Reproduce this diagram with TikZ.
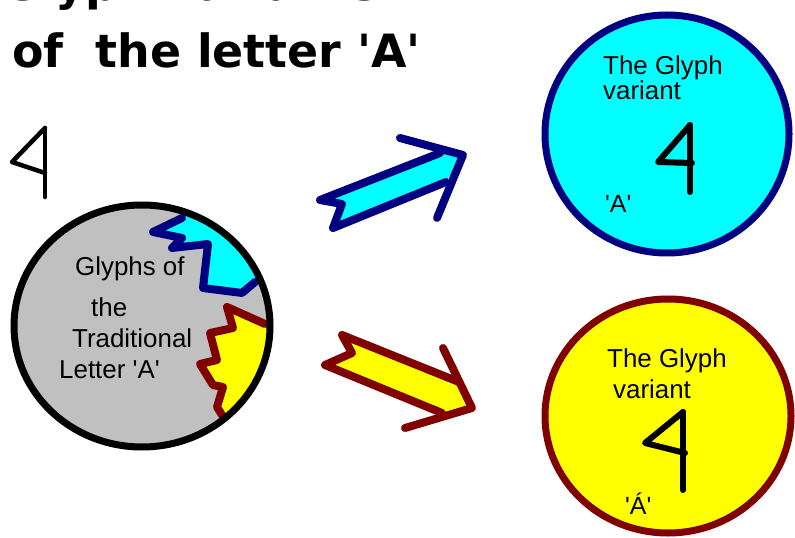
\documentclass[tikz,border=0pt]{standalone}
\usepackage{fontspec}
\setmainfont{Liberation Sans}
\newfontfamily\titlefont{DejaVu Sans}
\definecolor{navyc}{HTML}{000080}
\definecolor{maroonc}{HTML}{800000}
\definecolor{cyanc}{HTML}{00FFFF}
\definecolor{yellowc}{HTML}{FFFF00}
\definecolor{greyc}{HTML}{C0C0C0}
\newcommand{\qs}{\textquotesingle}
\begin{document}
\begin{tikzpicture}[x=1bp,y=-1bp,
  ttl/.style={inner sep=0pt,anchor=base west,font=\titlefont\bfseries\fontsize{46}{50}\selectfont},
  lbl/.style={inner sep=0pt,anchor=base west,font=\fontsize{26}{30}\selectfont},
  sml/.style={inner sep=0pt,anchor=base west,font=\fontsize{25}{28}\selectfont},
  zig/.style={line width=8bp,line cap=round,line join=round},
  glyphline/.style={line width=6bp,line cap=round,line join=round,black}]
\useasboundingbox (0,0) rectangle (795,538);
\fill[white] (0,0) rectangle (795,538);
% title
\node[ttl] (t1) at (2,1) {Glyph variants};
\node[ttl] (t2) at (12,68) {of\ \ the letter 'A'};
% small glyph
\draw[glyphline,line width=4.5bp] (45,128) -- (12,162) -- (45,173);
\draw[glyphline,line width=4.5bp] (45,128) -- (45,197);
% grey circle
\fill[greyc] (142,326) ellipse [x radius=128,y radius=121];
\begin{scope}
  \clip (142,326) ellipse [x radius=128,y radius=121];
  \fill[cyanc] (182,218) -- (153,232) -- (182,238) -- (172,248) -- (208,244) -- (203,288) -- (242,293) -- (255,282) -- (300,282) -- (300,150) -- (182,150) -- cycle;
  \fill[yellowc] (265,324) -- (227,307) -- (233,328) -- (210,333) -- (217,360) -- (200,364) -- (213,385) -- (223,387) -- (217,407) -- (222,415) -- (222,450) -- (300,450) -- (300,324) -- cycle;
\end{scope}
\draw[zig,navyc] (182,218) -- (153,232) -- (182,238) -- (172,248) -- (208,244) -- (203,288) -- (242,293) -- (255,282);
\draw[zig,maroonc] (265,324) -- (227,307) -- (233,328) -- (210,333) -- (217,360) -- (200,364) -- (213,385) -- (223,387) -- (217,407) -- (222,415);
\draw[black,line width=7bp] (142,326) ellipse [x radius=128,y radius=121];
\node[lbl] (g1) at (75,276) {Glyphs of};
\node[lbl] (g2) at (91,317) {the};
\node[lbl] (g3) at (72,347) {Traditional};
\node[lbl] (g4) at (59,378) {Letter \qs A\qs};
% cyan arrow
\fill[cyanc] (320,200) -- (440,153) -- (463,155) -- (446,182) -- (333,228) -- (342,204) -- cycle;
\draw[zig,navyc] (440,153) -- (320,200) -- (342,204) -- (333,228) -- (446,182);
\draw[zig,navyc] (400,138) -- (463,155) -- (437,218);
% yellow arrow
\fill[yellowc] (342,335) -- (459,382) -- (472,408) -- (442,413) -- (325,365) -- (352,353) -- cycle;
\draw[zig,maroonc] (459,382) -- (342,335) -- (352,353) -- (325,365) -- (442,413);
\draw[zig,maroonc] (443,348) -- (472,408) -- (405,428);
% top right circle
\filldraw[fill=cyanc,draw=navyc,line width=7bp] (667,134) ellipse [x radius=122,y radius=119];
\node[lbl] (c1a) at (603,75) {The Glyph};
\node[lbl] (c1b) at (603,100) {variant};
\draw[glyphline] (690,125) -- (658,162) -- (692,163);
\draw[glyphline] (690,125) -- (690,192);
\node[sml] (c1c) at (605,213) {\qs A\qs};
% bottom right circle
\filldraw[fill=yellowc,draw=maroonc,line width=7bp] (668,416) ellipse [x radius=123,y radius=117];
\node[lbl] (c2a) at (607,367) {The Glyph};
\node[lbl] (c2b) at (613,398) {variant};
\draw[glyphline] (683,412) -- (645,443) -- (685,453);
\draw[glyphline] (683,412) -- (683,490);
\node[sml] (c2c) at (625,514) {\qs Á\qs};
\end{tikzpicture}
\end{document}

________________

Write out every line above exactly as it is, leaving out the pictures.

Reproduce this diagram with TikZ.
\documentclass[tikz,border=0pt]{standalone}
\usepackage{fontspec}
\setmainfont{Liberation Sans}
\newfontfamily\titlefont{DejaVu Sans}
\definecolor{navyc}{HTML}{000080}
\definecolor{maroonc}{HTML}{800000}
\definecolor{cyanc}{HTML}{00FFFF}
\definecolor{yellowc}{HTML}{FFFF00}
\definecolor{greyc}{HTML}{C0C0C0}
\newcommand{\qs}{\textquotesingle}
\begin{document}
\begin{tikzpicture}[x=1bp,y=-1bp,
  ttl/.style={inner sep=0pt,anchor=base west,font=\titlefont\bfseries\fontsize{46}{50}\selectfont},
  lbl/.style={inner sep=0pt,anchor=base west,font=\fontsize{26}{30}\selectfont},
  sml/.style={inner sep=0pt,anchor=base west,font=\fontsize{25}{28}\selectfont},
  zig/.style={line width=8bp,line cap=round,line join=round},
  glyphline/.style={line width=6bp,line cap=round,line join=round,black}]
\useasboundingbox (0,0) rectangle (795,538);
\fill[white] (0,0) rectangle (795,538);
% title
\node[ttl] (t1) at (2,1) {Glyph variants};
\node[ttl] (t2) at (12,68) {of\ \ the letter 'A'};
% small glyph
\draw[glyphline,line width=4.5bp] (45,128) -- (12,162) -- (45,173);
\draw[glyphline,line width=4.5bp] (45,128) -- (45,197);
% grey circle
\fill[greyc] (142,326) ellipse [x radius=128,y radius=121];
\begin{scope}
  \clip (142,326) ellipse [x radius=128,y radius=121];
  \fill[cyanc] (182,218) -- (153,232) -- (182,238) -- (172,248) -- (208,244) -- (203,288) -- (242,293) -- (255,282) -- (300,282) -- (300,150) -- (182,150) -- cycle;
  \fill[yellowc] (265,324) -- (227,307) -- (233,328) -- (210,333) -- (217,360) -- (200,364) -- (213,385) -- (223,387) -- (217,407) -- (222,415) -- (222,450) -- (300,450) -- (300,324) -- cycle;
\end{scope}
\draw[zig,navyc] (182,218) -- (153,232) -- (182,238) -- (172,248) -- (208,244) -- (203,288) -- (242,293) -- (255,282);
\draw[zig,maroonc] (265,324) -- (227,307) -- (233,328) -- (210,333) -- (217,360) -- (200,364) -- (213,385) -- (223,387) -- (217,407) -- (222,415);
\draw[black,line width=7bp] (142,326) ellipse [x radius=128,y radius=121];
\node[lbl] (g1) at (75,276) {Glyphs of};
\node[lbl] (g2) at (91,317) {the};
\node[lbl] (g3) at (72,347) {Traditional};
\node[lbl] (g4) at (59,378) {Letter \qs A\qs};
% cyan arrow
\fill[cyanc] (320,200) -- (440,153) -- (463,155) -- (446,182) -- (333,228) -- (342,204) -- cycle;
\draw[zig,navyc] (440,153) -- (320,200) -- (342,204) -- (333,228) -- (446,182);
\draw[zig,navyc] (400,138) -- (463,155) -- (437,218);
% yellow arrow
\fill[yellowc] (342,335) -- (459,382) -- (472,408) -- (442,413) -- (325,365) -- (352,353) -- cycle;
\draw[zig,maroonc] (459,382) -- (342,335) -- (352,353) -- (325,365) -- (442,413);
\draw[zig,maroonc] (443,348) -- (472,408) -- (405,428);
% top right circle
\filldraw[fill=cyanc,draw=navyc,line width=7bp] (667,134) ellipse [x radius=122,y radius=119];
\node[lbl] (c1a) at (603,75) {The Glyph};
\node[lbl] (c1b) at (603,100) {variant};
\draw[glyphline] (690,125) -- (658,162) -- (692,163);
\draw[glyphline] (690,125) -- (690,192);
\node[sml] (c1c) at (605,213) {\qs A\qs};
% bottom right circle
\filldraw[fill=yellowc,draw=maroonc,line width=7bp] (668,416) ellipse [x radius=123,y radius=117];
\node[lbl] (c2a) at (607,367) {The Glyph};
\node[lbl] (c2b) at (613,398) {variant};
\draw[glyphline] (683,412) -- (645,443) -- (685,453);
\draw[glyphline] (683,412) -- (683,490);
\node[sml] (c2c) at (625,514) {\qs Á\qs};
\end{tikzpicture}
\end{document}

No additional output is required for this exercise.